Sixty-two students from four private schools, catering to low-income families in Rawalpindi, are now about as trained in technical drawing as some qualified engineers.
A local Information Technology service provider, Trojans Pakistan, organised a month-long course in July to teach the ninth and tenth grade students Computer-Aided Design (CAD). The project was funded by UKaid under their ILM education grants for Pakistan.
At a concluding award ceremony for the course on Saturday, Saad Ahmed Khan, business development manager of Trojans Pakistan, said, “At the global level, 32,000 secondary school students in over 70 countries are learning CAD, but this is the first time such an initiative has been taken in Pakistan.”
He cited a survey that only four percent of Pakistani secondary-school students want to be engineers.
“This means that science aptitude is decreasing among our youth and creativity is diminishing,” Khan said.

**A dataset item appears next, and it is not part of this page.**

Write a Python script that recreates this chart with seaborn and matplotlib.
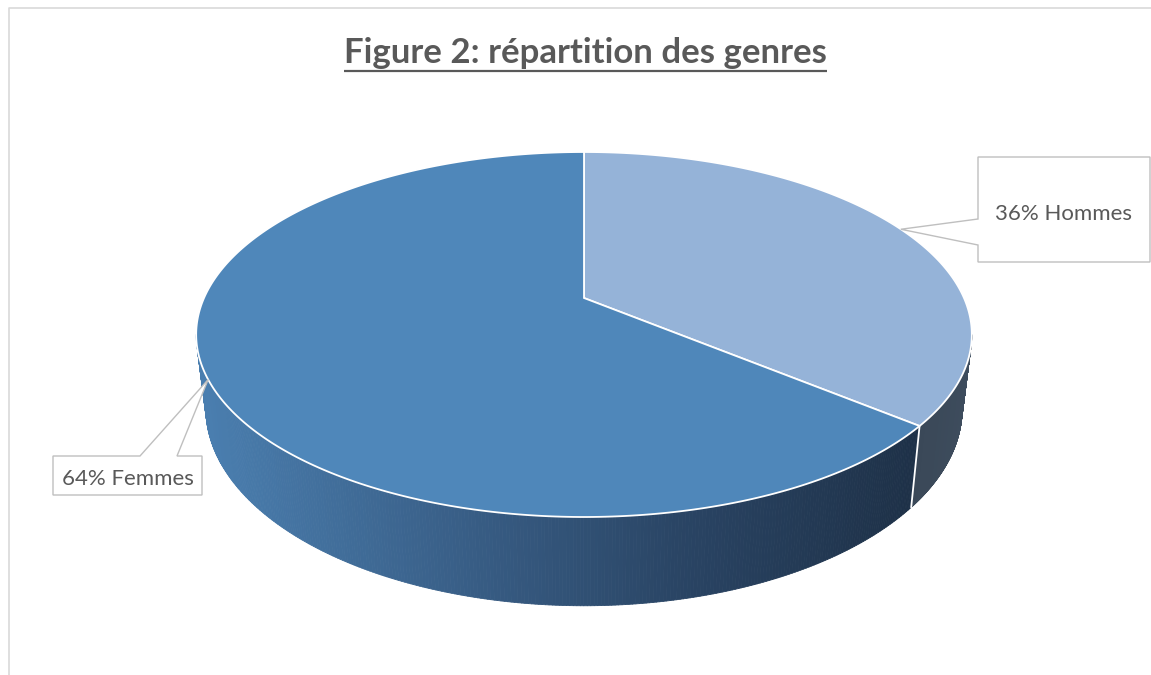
import numpy as np
import matplotlib
matplotlib.use("Agg")
import matplotlib.pyplot as plt
from matplotlib.patches import Polygon
from matplotlib.collections import PolyCollection
import seaborn as sns

# -----------------------------
# DATA
# -----------------------------
labels = ["Hommes", "Femmes"]
values = [36, 64]
top_colors = ["#95B3D8", "#4F87BA"]
title = "Figure 2: répartition des genres"

# -----------------------------
# STYLE
# -----------------------------
sns.set_theme(style="white")
plt.rcParams["font.family"] = ["Lato", "DejaVu Sans"]
text_color = "#595959"
box_color = "#BFBFBF"

# -----------------------------
# 3D PIE GEOMETRY (perspective projection of a flat cylinder)
# -----------------------------
cx, cy = 584, 298          # projected pie centre
rx, ry = 380, 175.2        # radii of the top disc
persp = 0.2                # perspective strength
depth = 71                 # thickness of the pie
shrink = 0.975             # bottom rim slightly narrower


def proj(theta, bottom=False):
    t = np.radians(theta)
    u, v = np.sin(t), -np.cos(t)
    den = 1 - persp * v
    x = cx + rx * u / den
    y = cy + ry * v / den
    if bottom:
        x = cx + (x - cx) * shrink
        y = y + depth / den
    return x, y


fig = plt.figure(figsize=(11.51, 6.75), dpi=100)
ax = fig.add_axes([0, 0, 1, 1])
ax.set_xlim(0, 1151)
ax.set_ylim(675, 0)
ax.axis("off")

# slice angles, clockwise from 12 o'clock
total = sum(values)
bounds = np.concatenate([[0], np.cumsum(values) / total * 360])

# -----------------------------
# SIDE OF THE PIE
# -----------------------------
vis0 = np.degrees(np.arccos(-persp))
vis1 = 360 - vis0
side_grad = sns.blend_palette(["#4A7EAF", "#3A618A", "#2A4565", "#1E3148"], 200)
side_hommes = sns.blend_palette(["#3F4E5F", "#3A4858"], 20)

quads, cols = [], []
for i in range(len(values)):
    a0 = max(bounds[i], vis0)
    a1 = min(bounds[i + 1], vis1)
    if a1 <= a0:
        continue
    th = np.linspace(a0, a1, 300)
    for j in range(len(th) - 1):
        xt0, yt0 = proj(th[j])
        xt1, yt1 = proj(th[j + 1])
        xb0, yb0 = proj(th[j], True)
        xb1, yb1 = proj(th[j + 1], True)
        quads.append([(xt0, yt0), (xt1, yt1), (xb1, yb1), (xb0, yb0)])
        if i == 0:
            k = int((j / (len(th) - 1)) * (len(side_hommes) - 1))
            cols.append(side_hommes[k])
        else:
            frac = np.clip((xt0 - 200) / (915 - 200), 0, 1)
            cols.append(side_grad[int(frac * (len(side_grad) - 1))])

ax.add_collection(PolyCollection(quads, facecolors=cols, edgecolors=cols,
                                 linewidths=0.6, zorder=1))

# white edge between slices on the side
for b in bounds[1:-1]:
    if vis0 <= b <= vis1:
        x0, y0 = proj(b)
        x1, y1 = proj(b, True)
        ax.plot([x0, x1], [y0, y1], color="white", lw=1.3, zorder=2)

# -----------------------------
# TOP OF THE PIE
# -----------------------------
for i in range(len(values)):
    th = np.linspace(bounds[i], bounds[i + 1], 300)
    pts = [(cx, cy)] + [proj(t) for t in th]
    ax.add_patch(Polygon(pts, closed=True, facecolor=top_colors[i],
                         edgecolor="white", lw=1.3, zorder=3))

# -----------------------------
# CALLOUT LABELS
# -----------------------------
boxes = {
    "Hommes": dict(x0=978, y0=157, x1=1150, y1=262, side="left", p0=219, p1=245, ty=219.5),
    "Femmes": dict(x0=53, y0=456, x1=202, y1=495, side="top", p0=140, p1=177, ty=485),
}
for i, lab in enumerate(labels):
    mid = (bounds[i] + bounds[i + 1]) / 2
    tip = proj(mid)
    b = boxes[lab]
    if b["side"] == "left":
        pts = [(b["x0"], b["y0"]), (b["x1"], b["y0"]), (b["x1"], b["y1"]),
               (b["x0"], b["y1"]), (b["x0"], b["p1"]), tip, (b["x0"], b["p0"])]
    else:
        pts = [(b["x0"], b["y0"]), (b["p0"], b["y0"]), tip, (b["p1"], b["y0"]),
               (b["x1"], b["y0"]), (b["x1"], b["y1"]), (b["x0"], b["y1"])]
    ax.add_patch(Polygon(pts, closed=True, facecolor="white",
                         edgecolor=box_color, lw=1.0, zorder=4))
    ax.text((b["x0"] + b["x1"]) / 2, b["ty"],
            f"{values[i]}% {lab}", ha="center", va="baseline",
            fontsize=16, color=text_color, zorder=5)

# -----------------------------
# TITLE WITH UNDERLINE
# -----------------------------
t = ax.text(585.5, 63, title, ha="center", va="baseline", fontsize=25,
            fontweight="bold", color=text_color)
fig.canvas.draw()
bb = t.get_window_extent().transformed(ax.transData.inverted())
ax.plot([bb.x0, bb.x1], [71, 71], color=text_color, lw=1.6,
        solid_capstyle="butt")

# -----------------------------
# CHART BORDER
# -----------------------------
ax.plot([9, 9, 1151], [675, 8, 8], color="#D9D9D9", lw=1.2)

plt.savefig("out.png", dpi=100)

The CAD course was a pilot project designed to create interest among matriculation students, who might have little or no access to computer, about designing equipment and visualising ideas.
Naunehal Public School, Pakistan Cambridge School, Brightland Public School and Aims Education System, all in the Satellite Town and New Katarian area of Rawalpindi took part in the training course.

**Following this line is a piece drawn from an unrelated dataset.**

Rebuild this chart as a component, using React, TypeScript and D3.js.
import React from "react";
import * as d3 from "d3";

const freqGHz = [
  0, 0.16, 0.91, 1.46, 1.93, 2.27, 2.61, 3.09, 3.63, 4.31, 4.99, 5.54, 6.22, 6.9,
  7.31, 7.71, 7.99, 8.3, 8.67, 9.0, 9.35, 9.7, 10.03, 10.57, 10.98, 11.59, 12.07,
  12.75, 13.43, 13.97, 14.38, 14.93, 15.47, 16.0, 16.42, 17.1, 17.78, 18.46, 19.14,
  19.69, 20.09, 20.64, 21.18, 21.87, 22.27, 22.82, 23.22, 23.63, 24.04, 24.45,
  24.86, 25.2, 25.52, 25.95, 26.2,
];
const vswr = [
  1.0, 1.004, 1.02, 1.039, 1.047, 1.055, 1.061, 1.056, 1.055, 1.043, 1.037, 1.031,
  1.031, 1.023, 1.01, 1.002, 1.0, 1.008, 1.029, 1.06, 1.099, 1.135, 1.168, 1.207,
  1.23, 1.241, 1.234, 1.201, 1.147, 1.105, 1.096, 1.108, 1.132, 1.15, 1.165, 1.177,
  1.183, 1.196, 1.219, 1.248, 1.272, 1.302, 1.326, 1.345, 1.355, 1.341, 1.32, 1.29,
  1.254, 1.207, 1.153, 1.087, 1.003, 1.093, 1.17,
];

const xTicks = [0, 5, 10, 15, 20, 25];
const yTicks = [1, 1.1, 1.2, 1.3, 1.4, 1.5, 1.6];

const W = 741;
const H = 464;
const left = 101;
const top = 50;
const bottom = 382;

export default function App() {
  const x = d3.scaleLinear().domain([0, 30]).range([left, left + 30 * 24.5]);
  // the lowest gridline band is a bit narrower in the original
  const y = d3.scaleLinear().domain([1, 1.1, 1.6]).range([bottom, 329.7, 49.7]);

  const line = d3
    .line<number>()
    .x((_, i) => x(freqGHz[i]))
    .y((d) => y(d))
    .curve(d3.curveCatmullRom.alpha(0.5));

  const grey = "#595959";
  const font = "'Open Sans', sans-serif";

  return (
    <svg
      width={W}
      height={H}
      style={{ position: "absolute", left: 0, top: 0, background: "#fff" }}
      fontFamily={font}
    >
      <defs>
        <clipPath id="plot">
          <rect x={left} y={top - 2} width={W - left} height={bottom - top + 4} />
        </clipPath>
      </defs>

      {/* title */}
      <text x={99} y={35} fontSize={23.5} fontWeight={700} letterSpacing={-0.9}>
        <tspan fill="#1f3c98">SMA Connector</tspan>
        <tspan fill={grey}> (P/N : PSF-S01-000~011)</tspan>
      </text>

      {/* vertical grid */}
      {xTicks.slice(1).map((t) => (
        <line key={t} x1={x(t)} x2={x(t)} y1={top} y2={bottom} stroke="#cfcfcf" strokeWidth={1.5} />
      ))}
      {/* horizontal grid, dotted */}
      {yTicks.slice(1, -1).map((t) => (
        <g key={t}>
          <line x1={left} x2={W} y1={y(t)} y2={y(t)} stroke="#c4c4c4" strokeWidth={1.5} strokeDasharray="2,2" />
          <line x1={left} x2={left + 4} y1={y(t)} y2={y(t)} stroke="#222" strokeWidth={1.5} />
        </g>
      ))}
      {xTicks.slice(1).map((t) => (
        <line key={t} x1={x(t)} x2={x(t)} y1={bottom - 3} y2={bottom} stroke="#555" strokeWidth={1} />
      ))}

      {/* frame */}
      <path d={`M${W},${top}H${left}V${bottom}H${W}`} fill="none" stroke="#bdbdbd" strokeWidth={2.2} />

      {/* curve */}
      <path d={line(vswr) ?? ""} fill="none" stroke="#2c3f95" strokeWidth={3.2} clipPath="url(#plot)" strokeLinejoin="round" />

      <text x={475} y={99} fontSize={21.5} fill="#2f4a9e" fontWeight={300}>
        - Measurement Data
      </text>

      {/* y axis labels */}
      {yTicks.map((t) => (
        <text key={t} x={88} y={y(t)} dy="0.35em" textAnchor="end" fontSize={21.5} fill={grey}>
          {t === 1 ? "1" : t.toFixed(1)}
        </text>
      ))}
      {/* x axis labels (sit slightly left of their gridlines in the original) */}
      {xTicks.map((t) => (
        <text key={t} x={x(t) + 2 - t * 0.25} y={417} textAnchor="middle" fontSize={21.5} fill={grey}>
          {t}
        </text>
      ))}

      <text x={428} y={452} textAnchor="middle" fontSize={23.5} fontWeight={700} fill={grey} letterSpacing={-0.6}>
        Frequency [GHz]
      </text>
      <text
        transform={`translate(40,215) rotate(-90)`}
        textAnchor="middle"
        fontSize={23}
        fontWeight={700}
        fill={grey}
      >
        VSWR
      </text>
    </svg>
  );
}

Khan said they experienced a poor response and “red tape” behaviour from the government schools, but the response from private schools was encouraging.
“The level of cooperation shown by the private school teachers was wonderful,” Khan said. “They even identified bright students who were interested in learning about engineering,” he added.
CAD uses computer software tools to draw technical drawings of industrial equipment such as the parts of a car. The parts can be modelled in 3-D and connected with each other. This allows for easy modification and analysis of technical aspects of the equipment. It is usually taught as a course at mechanical and electrical engineering universities.
The students, who volunteered for the course learned to use ‘Creo’– a CAD software designed by Trojans Pakistan. They also learned to draw technical drawings and ways to incorporate them to build 3-D virtual models of larger machines. One instructor and three teaching assistants taught the 36-hour CAD course over four weeks at the NICON institute on 6th Road.
“Learning the design software seemed difficult on the first day, but later it felt like I was playing a fancy computer game,” said Waqas bin Najam, a tenth grade student.
Published in The Express Tribune, September 23rd, 2012.